Not content with stopping at the vaudeville staging of previous works Popcorn Venus and Guy Bourdin-esque glamour of Reconstituted Meat Slices, Juno Calypso has taken her penchant for creating elaborate sets to the next level with new series The Honeymoon Hotel. To produce this unsettling new photographic and video work Calypso and her alter ego Joyce embarked on a solo trip halfway across the world to a kitsch Pennsylvanian love hotel.
With exhibitions at The Tate Modern and Dalston’s Flowers Gallery, London’s had a summer of Calypso — and we’ve fallen hard for her brand of ’80s pop culture photography. This weekend is a brief chance to see a small, but perfectly curated collection of her arresting work at independent gallery 71a London, ahead of the reGeneration International Tour in Mexico next year.
Matching pastel colours and a beauty pageant aesthetic, Calypso’s prints are easy on the eye, but less easy on the mind. Heavy with cultural and artist references, they contend with multiple intersecting themes — beauty, femininity, gender as performance. Like the view from Rear Window, each frame unfolds its own static mini-drama. Each is thick with a languid talc-flavoured boredom, frustrated sexuality — but hijacked by something eerie and alien. Slendertone I and II particularly call to mind Silence of the Lambs by way of Tarkovsky’s Solaris.

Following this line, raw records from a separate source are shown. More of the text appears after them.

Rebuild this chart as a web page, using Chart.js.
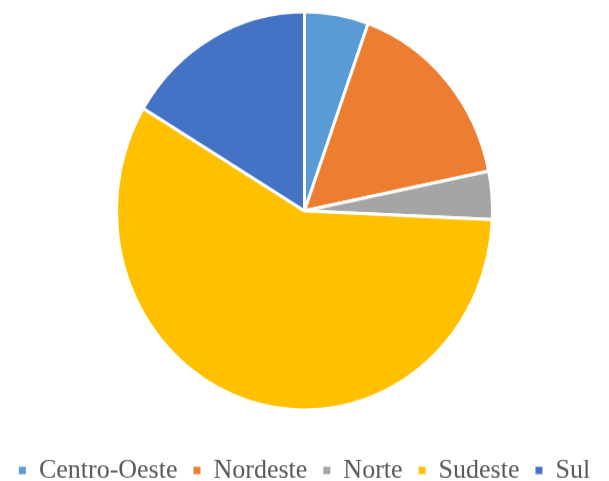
<!DOCTYPE html>
<html><head><meta charset="utf-8">
<script src="https://cdn.jsdelivr.net/npm/chart.js@4/dist/chart.umd.min.js"></script>
<style>
html,body{margin:0;padding:0;background:#fff;width:609px;height:481px;overflow:hidden;position:relative}
#w{position:absolute;left:0;top:-17.8px;width:609px;height:484px;transform:scaleY(1.0595);transform-origin:0 0}
</style>
</head><body><div id="w"><canvas id="c" width="609" height="484"></canvas></div>
<script>
const categories = ["Centro-Oeste","Nordeste","Norte","Sudeste","Sul"];
const values = [5.5, 16.3, 3.9, 57.9, 16.4];
const colors = ["#5B9BD5","#ED7D31","#A5A5A5","#FFC000","#4472C4"];
const baseGen = Chart.controllers.pie.overrides.plugins.legend.labels.generateLabels;
new Chart(document.getElementById('c'), {
  type: 'pie',
  data: { labels: categories, datasets: [{ data: values, backgroundColor: colors, borderColor: '#fff', borderWidth: 3, radius: 188 }] },
  options: {
    responsive: false, animation: false,
    layout: { padding: 0 },
    plugins: {
      tooltip: { enabled: false },
      legend: { position: 'bottom',
        labels: {
          font: { family: "'Liberation Serif', serif", size: 26 },
          color: '#595959', boxWidth: 7, boxHeight: 7, padding: 16,
          generateLabels: (chart) => baseGen(chart).map(it => Object.assign(it, { lineWidth: 0, strokeStyle: 'rgba(0,0,0,0)' }))
        } }
    }
  }
});
</script></body></html>
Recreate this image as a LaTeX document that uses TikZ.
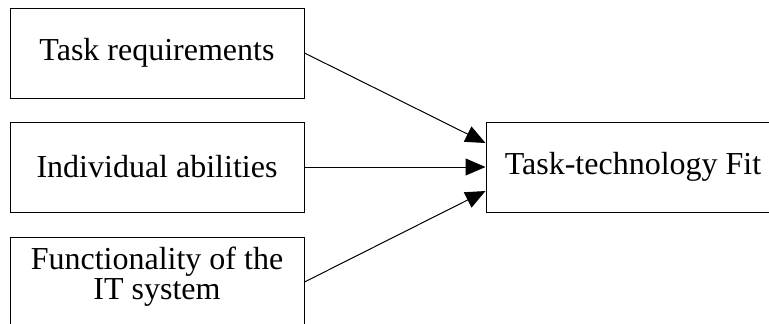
\documentclass[tikz,border=0pt]{standalone}
\usepackage{fontspec}
\setmainfont{Liberation Serif}
\usetikzlibrary{arrows.meta,positioning}
\begin{document}
\begin{tikzpicture}
	[x=1pt,y=-1pt,
	every node/.style={font=\fontsize{32}{30}\selectfont},
	box/.style={draw,line width=1pt,rectangle,minimum width=294pt,minimum height=90pt,inner sep=0pt,align=center},
	link/.style={line width=1pt,-{Triangle[length=20pt,width=17pt]}}
	]
	\useasboundingbox (0,0) rectangle (769,324);
	\clip (0,0) rectangle (769,324);
	\node[box] (req) at (157,53) {Task requirements};
	\node[box,below=23pt of req] (abil) {Individual abilities};
	\node[box,below=24pt of abil,text depth=17pt] (func) {Functionality of the\\IT system};
	\node[box,right=181pt of abil] (fit) {Task-technology Fit};
	\draw[link] (req.east) -- ([yshift=24pt]fit.west);
	\draw[link] (abil.east) -- (fit.west);
	\draw[link] (func.east) -- ([yshift=-24pt]fit.west);
\end{tikzpicture}
\end{document}
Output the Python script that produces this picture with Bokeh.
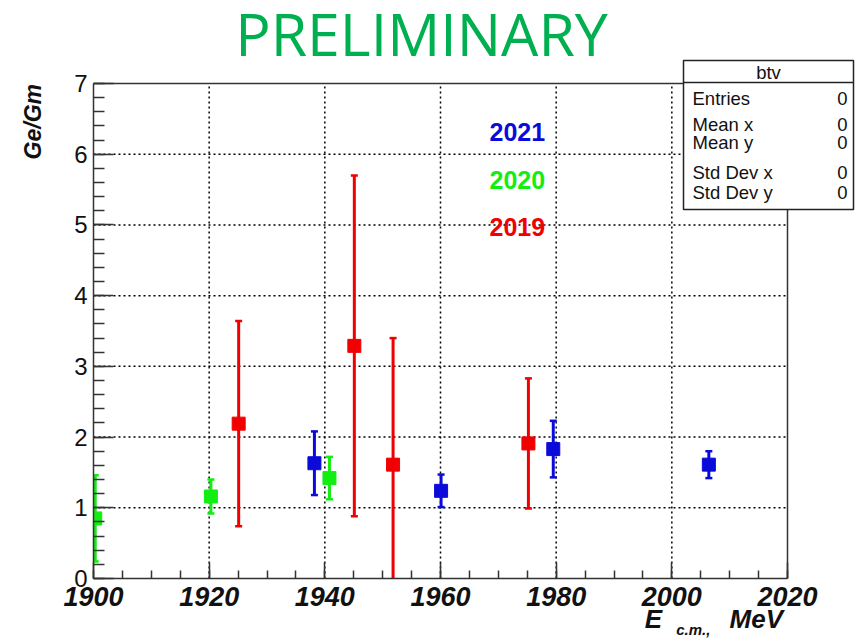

The centre piece is Seaweed Wrap, Joyce’s green hand against a lurid pink bathtub. We see her rise in all her otherworldly glory in the video installation also on display, to the soundtrack of a coo-ing barbershop choir.
Caplyso’s assembled an impressively authentic milieu of found objects too — pink telegraph slips and relics from the love hotel’s organised fun are reminiscent of a small town talent show in Twin Peaks. Engagement announcements in newspaper cuttings sit alongside retro cheques, hotel matchbooks and a flyer on sexual harassment. There’s a conspicuous lack of masculinity throughout the exhibition, but where it does appear, it’s a curiously impotent form. A dreamily effeminate movie star, and a stiff newly-wed groom standing with his bride; both looking like rabbits caught in headlights. It’s a vista into a bygone notion of marriage at once hopelessly naïve and sweetly outdated.
A strong exhibition evoking a sense of female longing, loneliness, disillusionment; but also suggesting women as agents in exploring and shaping their own identities.
The Juno Calypso Exhibition runs at 71a London, Shoreditch, until 4 October.